| THE EXERCISE |
Quote all of the data exactly as given. Skip every picture it contains.

Stored items:
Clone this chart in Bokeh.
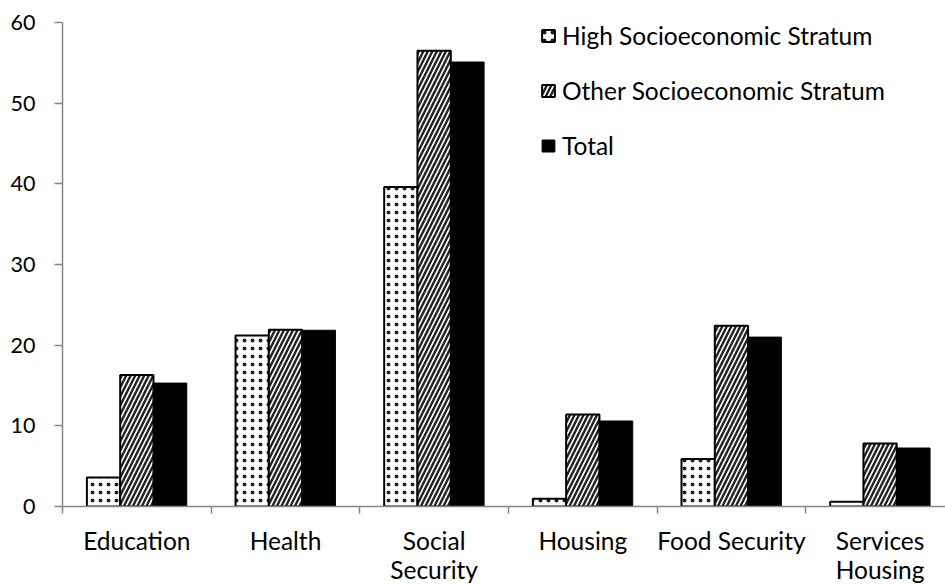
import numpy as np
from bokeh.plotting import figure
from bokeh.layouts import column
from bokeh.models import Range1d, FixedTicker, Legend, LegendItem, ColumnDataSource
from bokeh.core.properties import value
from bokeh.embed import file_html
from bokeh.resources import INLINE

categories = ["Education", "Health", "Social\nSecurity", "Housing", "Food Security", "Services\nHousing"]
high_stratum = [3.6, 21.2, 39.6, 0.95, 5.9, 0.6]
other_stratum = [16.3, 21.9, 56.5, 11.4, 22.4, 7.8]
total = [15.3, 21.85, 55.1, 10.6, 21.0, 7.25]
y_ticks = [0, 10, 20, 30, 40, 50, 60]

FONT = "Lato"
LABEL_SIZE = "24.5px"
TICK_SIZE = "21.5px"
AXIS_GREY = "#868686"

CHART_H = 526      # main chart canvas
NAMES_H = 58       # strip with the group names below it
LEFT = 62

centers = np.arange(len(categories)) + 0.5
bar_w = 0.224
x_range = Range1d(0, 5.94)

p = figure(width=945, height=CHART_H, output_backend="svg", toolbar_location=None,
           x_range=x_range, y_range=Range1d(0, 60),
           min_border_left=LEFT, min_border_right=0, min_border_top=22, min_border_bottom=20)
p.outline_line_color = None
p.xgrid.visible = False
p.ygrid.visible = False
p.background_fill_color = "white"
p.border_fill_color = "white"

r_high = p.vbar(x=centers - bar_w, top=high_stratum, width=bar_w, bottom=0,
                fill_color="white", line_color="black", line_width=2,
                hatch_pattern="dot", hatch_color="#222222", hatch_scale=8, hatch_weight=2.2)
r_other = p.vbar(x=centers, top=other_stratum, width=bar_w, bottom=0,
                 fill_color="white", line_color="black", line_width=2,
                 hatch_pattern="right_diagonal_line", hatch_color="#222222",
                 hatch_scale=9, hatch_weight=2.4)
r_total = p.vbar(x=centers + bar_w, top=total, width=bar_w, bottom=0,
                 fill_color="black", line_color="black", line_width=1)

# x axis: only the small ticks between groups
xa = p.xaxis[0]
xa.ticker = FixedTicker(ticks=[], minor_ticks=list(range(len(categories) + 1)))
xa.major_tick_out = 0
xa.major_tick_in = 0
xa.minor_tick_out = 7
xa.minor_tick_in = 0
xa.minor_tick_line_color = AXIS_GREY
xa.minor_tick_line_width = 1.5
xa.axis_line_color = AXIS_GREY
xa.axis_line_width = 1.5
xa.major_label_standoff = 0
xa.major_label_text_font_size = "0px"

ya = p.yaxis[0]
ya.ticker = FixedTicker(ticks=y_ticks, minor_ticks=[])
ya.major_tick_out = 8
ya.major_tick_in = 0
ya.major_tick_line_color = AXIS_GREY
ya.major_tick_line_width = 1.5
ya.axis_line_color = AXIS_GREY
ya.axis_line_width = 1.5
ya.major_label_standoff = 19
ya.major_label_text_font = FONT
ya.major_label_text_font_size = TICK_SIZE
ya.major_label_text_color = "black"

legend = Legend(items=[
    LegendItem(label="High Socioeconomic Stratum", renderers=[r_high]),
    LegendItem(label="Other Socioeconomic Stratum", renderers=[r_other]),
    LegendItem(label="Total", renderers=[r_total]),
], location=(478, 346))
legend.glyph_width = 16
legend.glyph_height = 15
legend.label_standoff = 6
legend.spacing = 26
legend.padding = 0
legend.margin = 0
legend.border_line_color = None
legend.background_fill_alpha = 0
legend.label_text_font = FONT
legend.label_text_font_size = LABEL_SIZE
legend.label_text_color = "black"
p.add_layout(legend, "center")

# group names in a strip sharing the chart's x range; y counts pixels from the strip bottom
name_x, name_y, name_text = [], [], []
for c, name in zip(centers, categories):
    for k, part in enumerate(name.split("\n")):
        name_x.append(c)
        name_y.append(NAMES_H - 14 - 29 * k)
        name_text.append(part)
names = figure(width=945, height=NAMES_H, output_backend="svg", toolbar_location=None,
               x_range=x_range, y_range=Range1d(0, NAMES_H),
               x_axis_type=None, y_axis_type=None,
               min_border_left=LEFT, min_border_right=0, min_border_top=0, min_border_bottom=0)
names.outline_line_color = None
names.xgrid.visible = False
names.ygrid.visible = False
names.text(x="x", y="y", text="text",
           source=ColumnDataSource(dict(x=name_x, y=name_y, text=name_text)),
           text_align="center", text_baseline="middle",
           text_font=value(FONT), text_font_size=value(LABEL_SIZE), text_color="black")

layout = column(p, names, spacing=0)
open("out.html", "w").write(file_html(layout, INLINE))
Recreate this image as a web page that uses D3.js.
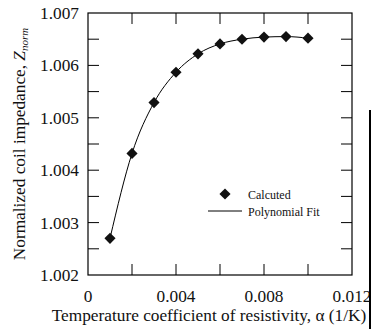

| SOLUTION FOR THIS TASK |
Clone this chart in Bokeh.
import numpy as np
from bokeh.plotting import figure
from bokeh.layouts import column
from bokeh.models import Range1d, FixedTicker, Legend, LegendItem, ColumnDataSource
from bokeh.core.properties import value
from bokeh.embed import file_html
from bokeh.resources import INLINE

categories = ["Education", "Health", "Social\nSecurity", "Housing", "Food Security", "Services\nHousing"]
high_stratum = [3.6, 21.2, 39.6, 0.95, 5.9, 0.6]
other_stratum = [16.3, 21.9, 56.5, 11.4, 22.4, 7.8]
total = [15.3, 21.85, 55.1, 10.6, 21.0, 7.25]
y_ticks = [0, 10, 20, 30, 40, 50, 60]

FONT = "Lato"
LABEL_SIZE = "24.5px"
TICK_SIZE = "21.5px"
AXIS_GREY = "#868686"

CHART_H = 526      # main chart canvas
NAMES_H = 58       # strip with the group names below it
LEFT = 62

centers = np.arange(len(categories)) + 0.5
bar_w = 0.224
x_range = Range1d(0, 5.94)

p = figure(width=945, height=CHART_H, output_backend="svg", toolbar_location=None,
           x_range=x_range, y_range=Range1d(0, 60),
           min_border_left=LEFT, min_border_right=0, min_border_top=22, min_border_bottom=20)
p.outline_line_color = None
p.xgrid.visible = False
p.ygrid.visible = False
p.background_fill_color = "white"
p.border_fill_color = "white"

r_high = p.vbar(x=centers - bar_w, top=high_stratum, width=bar_w, bottom=0,
                fill_color="white", line_color="black", line_width=2,
                hatch_pattern="dot", hatch_color="#222222", hatch_scale=8, hatch_weight=2.2)
r_other = p.vbar(x=centers, top=other_stratum, width=bar_w, bottom=0,
                 fill_color="white", line_color="black", line_width=2,
                 hatch_pattern="right_diagonal_line", hatch_color="#222222",
                 hatch_scale=9, hatch_weight=2.4)
r_total = p.vbar(x=centers + bar_w, top=total, width=bar_w, bottom=0,
                 fill_color="black", line_color="black", line_width=1)

# x axis: only the small ticks between groups
xa = p.xaxis[0]
xa.ticker = FixedTicker(ticks=[], minor_ticks=list(range(len(categories) + 1)))
xa.major_tick_out = 0
xa.major_tick_in = 0
xa.minor_tick_out = 7
xa.minor_tick_in = 0
xa.minor_tick_line_color = AXIS_GREY
xa.minor_tick_line_width = 1.5
xa.axis_line_color = AXIS_GREY
xa.axis_line_width = 1.5
xa.major_label_standoff = 0
xa.major_label_text_font_size = "0px"

ya = p.yaxis[0]
ya.ticker = FixedTicker(ticks=y_ticks, minor_ticks=[])
ya.major_tick_out = 8
ya.major_tick_in = 0
ya.major_tick_line_color = AXIS_GREY
ya.major_tick_line_width = 1.5
ya.axis_line_color = AXIS_GREY
ya.axis_line_width = 1.5
ya.major_label_standoff = 19
ya.major_label_text_font = FONT
ya.major_label_text_font_size = TICK_SIZE
ya.major_label_text_color = "black"

legend = Legend(items=[
    LegendItem(label="High Socioeconomic Stratum", renderers=[r_high]),
    LegendItem(label="Other Socioeconomic Stratum", renderers=[r_other]),
    LegendItem(label="Total", renderers=[r_total]),
], location=(478, 346))
legend.glyph_width = 16
legend.glyph_height = 15
legend.label_standoff = 6
legend.spacing = 26
legend.padding = 0
legend.margin = 0
legend.border_line_color = None
legend.background_fill_alpha = 0
legend.label_text_font = FONT
legend.label_text_font_size = LABEL_SIZE
legend.label_text_color = "black"
p.add_layout(legend, "center")

# group names in a strip sharing the chart's x range; y counts pixels from the strip bottom
name_x, name_y, name_text = [], [], []
for c, name in zip(centers, categories):
    for k, part in enumerate(name.split("\n")):
        name_x.append(c)
        name_y.append(NAMES_H - 14 - 29 * k)
        name_text.append(part)
names = figure(width=945, height=NAMES_H, output_backend="svg", toolbar_location=None,
               x_range=x_range, y_range=Range1d(0, NAMES_H),
               x_axis_type=None, y_axis_type=None,
               min_border_left=LEFT, min_border_right=0, min_border_top=0, min_border_bottom=0)
names.outline_line_color = None
names.xgrid.visible = False
names.ygrid.visible = False
names.text(x="x", y="y", text="text",
           source=ColumnDataSource(dict(x=name_x, y=name_y, text=name_text)),
           text_align="center", text_baseline="middle",
           text_font=value(FONT), text_font_size=value(LABEL_SIZE), text_color="black")

layout = column(p, names, spacing=0)
open("out.html", "w").write(file_html(layout, INLINE))
Recreate this image as a web page that uses D3.js.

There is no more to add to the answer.